With runners on base in almost every inning, Sikkema had little room for error, but each time a runner got on, the Iowa native rose to the occasion. In Sikkema’s seven innings, LSU went 0-for-12 with six strikeouts with runners in scoring position.

“I take a lot more pride once guys get on base,” he said. “I don’t want them to score. I’m pitching to contact when there’s no one on, trying to get outs that way, keep my pitch count low. But once guys get on, I don’t want them to get to the next base, let alone score, so I really start to use my breaking stuff and sharpen up.”

Missouri got on the board in the second inning. Sophomore catcher Chad McDaniel led off with an infield single that didn’t draw a throw from LSU shortstop Josh Smith. McDaniel was forced out at second on a fielder’s choice by sophomore second baseman Mark Vierling. After senior first baseman Tony Ortiz popped out, the pressure to get the run home sat on the shoulders of senior infielder Paul Gomez.

Gomez squared up a 2-2 offering from LSU starter Cole Henry and laced it down the left field line. Vierling raced home and Mizzou was on the board.

“I put a good swing on it,” Gomez said. “Got a barrel. I was hoping it would get past the third baseman there, and it did. It’s always good to score first.”

The Mizzou bats went quiet until the fifth, when Gomez was again the catalyst for a run-scoring inning. The infielder led off the frame by getting hit by a pitch. He advanced to second on sophomore Alex Peterson’s single, and eventually scored when junior Kameron Misner drew a four pitch walk with the bases loaded.

Sikkema’s tendency of getting into dangerous situations finally came back to bite him in the seventh, his final inning. Third baseman Hal Hughes hit a ground ball that looked like an easy play for MU shortstop Chris Cornelius, but Sikkema stuck his glove down in an attempt to snag it, deflecting it instead. Hughes was aboard with an infield single. Hughes advanced to second on a wild pitch, then to third on a groundout. He scored on another groundout to make the score 2-1.

It didn’t take long for the black and gold-clad Tigers to respond. Peterson led off the bottom of the seventh with a double down the left field line. He scored on a sacrifice fly from his brother, Clayton Peterson. Alex Peterson finished the game 2-for-4, having been on base in two of the three innings where Mizzou scored, while Clayton contributed with two sacrifices that led to runs in those same innings.

“We opened the year with Alex and Clayton both were starting outfielders based on their performances in the fall and their performance early, and for whatever reason they got off to slow starts, but by no means have I given up on either one of those guys,” Bieser said. “They’re gonna be fine.”

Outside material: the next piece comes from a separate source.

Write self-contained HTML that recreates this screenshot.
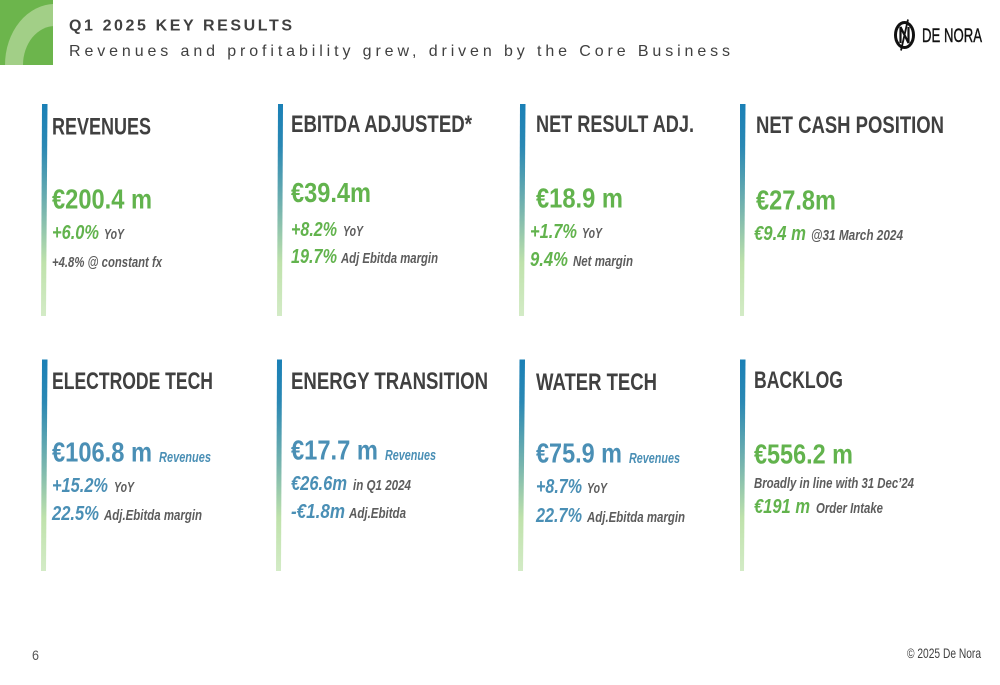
<!DOCTYPE html>
<html lang="en">
<head>
<meta charset="utf-8">
<title>Q1 2025 Key Results</title>
<style>
html,body{margin:0;padding:0;background:#fff;width:1000px;height:685px;overflow:hidden}
svg{display:block}
text{font-family:"Liberation Sans",sans-serif}
.h{font-size:24px;font-weight:700;fill:#404040}
.g{font-size:28px;font-weight:700;fill:#62b34d;transform:translateY(-0.5px)}
.b{font-size:28px;font-weight:700;fill:#4a8fb5;transform:translateY(-0.5px)}
.gi{font-size:20.5px;font-weight:700;font-style:italic;fill:#62b34d}
.bi{font-size:20.5px;font-weight:700;font-style:italic;fill:#4a8fb5}
.s{font-size:15px;font-weight:700;font-style:italic;fill:#5c5c5c}
.r{font-size:15px;font-weight:700;font-style:italic;fill:#4a8fb5}
</style>
</head>
<body>
<svg xmlns="http://www.w3.org/2000/svg" width="1000" height="685" viewBox="0 0 1000 685">
<defs>
<linearGradient id="barGrad" x1="0" y1="0" x2="0" y2="1">
<stop offset="0" stop-color="#1a80b6"/>
<stop offset="0.2" stop-color="#2a88b4"/>
<stop offset="0.5" stop-color="#78b5ae"/>
<stop offset="0.75" stop-color="#bfe2ab"/>
<stop offset="1" stop-color="#d3ebc6"/>
</linearGradient>
<clipPath id="cornerClip"><rect x="0" y="0" width="53" height="65"/></clipPath>
</defs>
<rect x="0" y="0" width="1000" height="685" fill="#ffffff"/>

<g clip-path="url(#cornerClip)">
<rect x="0" y="0" width="53" height="65" fill="#6cb54c"/>
<ellipse cx="55" cy="65" rx="50" ry="61" fill="#a2cf87"/>
<ellipse cx="55" cy="65" rx="32" ry="39" fill="#6cb54c"/>
</g>

<text x="69" y="30.5" font-size="16" font-weight="700" fill="#404040" textLength="223" lengthAdjust="spacing">Q1 2025 KEY RESULTS</text>
<text x="69" y="56" font-size="16" fill="#404040" textLength="661" lengthAdjust="spacing">Revenues and profitability grew, driven by the Core Business</text>

<g>
<ellipse cx="904.5" cy="35" rx="9" ry="12.5" fill="none" stroke="#111" stroke-width="3"/>
<path d="M900.5 43V27L908.5 43V27" fill="none" stroke="#111" stroke-width="2.2"/>
<path d="M908 19.5L901 50.5" fill="none" stroke="#111" stroke-width="1.8"/>
<text x="922" y="42" font-size="19" fill="#111" stroke="#111" stroke-width="0.4" textLength="60" lengthAdjust="spacingAndGlyphs">DE NORA</text>
</g>

<g>
<polygon points="42,104 47.5,104 46,316 41,316" fill="url(#barGrad)"/>
<text class="h" x="52" y="134.5" textLength="99" lengthAdjust="spacingAndGlyphs">REVENUES</text>
<text class="g" x="52" y="209" textLength="100" lengthAdjust="spacingAndGlyphs">€200.4 m</text>
<text class="gi" x="52" y="239" textLength="47" lengthAdjust="spacingAndGlyphs">+6.0%</text>
<text class="s" x="104" y="239" textLength="20" lengthAdjust="spacingAndGlyphs">YoY</text>
<text class="s" x="52" y="267" textLength="110" lengthAdjust="spacingAndGlyphs">+4.8% @ constant fx</text>
</g>

<g>
<polygon points="278,104 283,104 282,316 277,316" fill="url(#barGrad)"/>
<text class="h" x="291" y="132" textLength="181" lengthAdjust="spacingAndGlyphs">EBITDA ADJUSTED*</text>
<text class="g" x="291" y="202.5" textLength="80" lengthAdjust="spacingAndGlyphs">€39.4m</text>
<text class="gi" x="291" y="236" textLength="46" lengthAdjust="spacingAndGlyphs">+8.2%</text>
<text class="s" x="343" y="236" textLength="20" lengthAdjust="spacingAndGlyphs">YoY</text>
<text class="gi" x="291" y="263" textLength="46" lengthAdjust="spacingAndGlyphs">19.7%</text>
<text class="s" x="341" y="263" textLength="97" lengthAdjust="spacingAndGlyphs">Adj Ebitda margin</text>
</g>

<g>
<polygon points="520,104 525.5,104 524,316 519,316" fill="url(#barGrad)"/>
<text class="h" x="536" y="132" textLength="158" lengthAdjust="spacingAndGlyphs">NET RESULT ADJ.</text>
<text class="g" x="536" y="208" textLength="87" lengthAdjust="spacingAndGlyphs">€18.9 m</text>
<text class="gi" x="530" y="238" textLength="47" lengthAdjust="spacingAndGlyphs">+1.7%</text>
<text class="s" x="582" y="238" textLength="20" lengthAdjust="spacingAndGlyphs">YoY</text>
<text class="gi" x="530" y="266" textLength="38" lengthAdjust="spacingAndGlyphs">9.4%</text>
<text class="s" x="573" y="266" textLength="60" lengthAdjust="spacingAndGlyphs">Net margin</text>
</g>

<g>
<polygon points="740,104 745.5,104 744,316 740,316" fill="url(#barGrad)"/>
<text class="h" x="756" y="133" textLength="188" lengthAdjust="spacingAndGlyphs">NET CASH POSITION</text>
<text class="g" x="756" y="210" textLength="80" lengthAdjust="spacingAndGlyphs">€27.8m</text>
<text class="gi" x="754" y="240" textLength="52" lengthAdjust="spacingAndGlyphs">€9.4 m</text>
<text class="s" x="811" y="240" textLength="92" lengthAdjust="spacingAndGlyphs">@31 March 2024</text>
</g>

<g>
<polygon points="42,359.5 47.5,359.5 46,571 41,571" fill="url(#barGrad)"/>
<text class="h" x="52" y="389" textLength="161" lengthAdjust="spacingAndGlyphs">ELECTRODE TECH</text>
<text class="b" x="52" y="462" textLength="100" lengthAdjust="spacingAndGlyphs">€106.8 m</text>
<text class="r" x="159" y="462" textLength="52" lengthAdjust="spacingAndGlyphs">Revenues</text>
<text class="bi" x="52" y="492" textLength="56" lengthAdjust="spacingAndGlyphs">+15.2%</text>
<text class="s" x="114" y="492" textLength="20" lengthAdjust="spacingAndGlyphs">YoY</text>
<text class="bi" x="52" y="520" textLength="47" lengthAdjust="spacingAndGlyphs">22.5%</text>
<text class="s" x="104" y="520" textLength="98" lengthAdjust="spacingAndGlyphs">Adj.Ebitda margin</text>
</g>

<g>
<polygon points="277,359.5 282,359.5 281,571 276,571" fill="url(#barGrad)"/>
<text class="h" x="291" y="389" textLength="197" lengthAdjust="spacingAndGlyphs">ENERGY TRANSITION</text>
<text class="b" x="291" y="460" textLength="87" lengthAdjust="spacingAndGlyphs">€17.7 m</text>
<text class="r" x="385" y="460" textLength="51" lengthAdjust="spacingAndGlyphs">Revenues</text>
<text class="bi" x="291" y="490" textLength="56" lengthAdjust="spacingAndGlyphs">€26.6m</text>
<text class="s" x="353" y="490" textLength="58" lengthAdjust="spacingAndGlyphs">in Q1 2024</text>
<text class="bi" x="291" y="518" textLength="54" lengthAdjust="spacingAndGlyphs">-€1.8m</text>
<text class="s" x="349" y="518" textLength="57" lengthAdjust="spacingAndGlyphs">Adj.Ebitda</text>
</g>

<g>
<polygon points="519.5,359.5 525,359.5 523,571 518,571" fill="url(#barGrad)"/>
<text class="h" x="536" y="390" textLength="121" lengthAdjust="spacingAndGlyphs">WATER TECH</text>
<text class="b" x="536" y="463" textLength="86" lengthAdjust="spacingAndGlyphs">€75.9 m</text>
<text class="r" x="629" y="463" textLength="51" lengthAdjust="spacingAndGlyphs">Revenues</text>
<text class="bi" x="536" y="493" textLength="46" lengthAdjust="spacingAndGlyphs">+8.7%</text>
<text class="s" x="587" y="493" textLength="20" lengthAdjust="spacingAndGlyphs">YoY</text>
<text class="bi" x="536" y="522" textLength="46" lengthAdjust="spacingAndGlyphs">22.7%</text>
<text class="s" x="587" y="522" textLength="98" lengthAdjust="spacingAndGlyphs">Adj.Ebitda margin</text>
</g>

<g>
<polygon points="740,359.5 745.5,359.5 744,571 740,571" fill="url(#barGrad)"/>
<text class="h" x="754" y="388" textLength="89" lengthAdjust="spacingAndGlyphs">BACKLOG</text>
<text class="g" x="754" y="464" textLength="99" lengthAdjust="spacingAndGlyphs">€556.2 m</text>
<text class="s" x="754" y="488" textLength="160" lengthAdjust="spacingAndGlyphs">Broadly in line with 31 Dec’24</text>
<text class="gi" x="754" y="513" textLength="56" lengthAdjust="spacingAndGlyphs">€191 m</text>
<text class="s" x="816" y="513" textLength="67" lengthAdjust="spacingAndGlyphs">Order Intake</text>
</g>

<text x="32" y="660" font-size="14" fill="#555" textLength="7" lengthAdjust="spacingAndGlyphs">6</text>
<text x="907" y="658" font-size="14" fill="#404040" textLength="74" lengthAdjust="spacingAndGlyphs">© 2025 De Nora</text>
</svg>
</body>
</html>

In Friday night’s extra inning loss, Bieser used two of his go-to relief pitchers in sophomore Konnor Ash and junior Jordan Gubelman. Up by three runs in the eighth inning Saturday, he turned to sophomore Ian Bedell to finish the game. Bedell retired six of the seven LSU hitters he faced, striking out one.

“The motto is ‘when you have a lead, don’t ever give it up,’” Bedell said. “And coaches came down to the pen and it was just ‘blow up three guys, get three tickets as fast as possible.’”

Missouri will go for the series win on Sunday with junior Art Joven on the mound.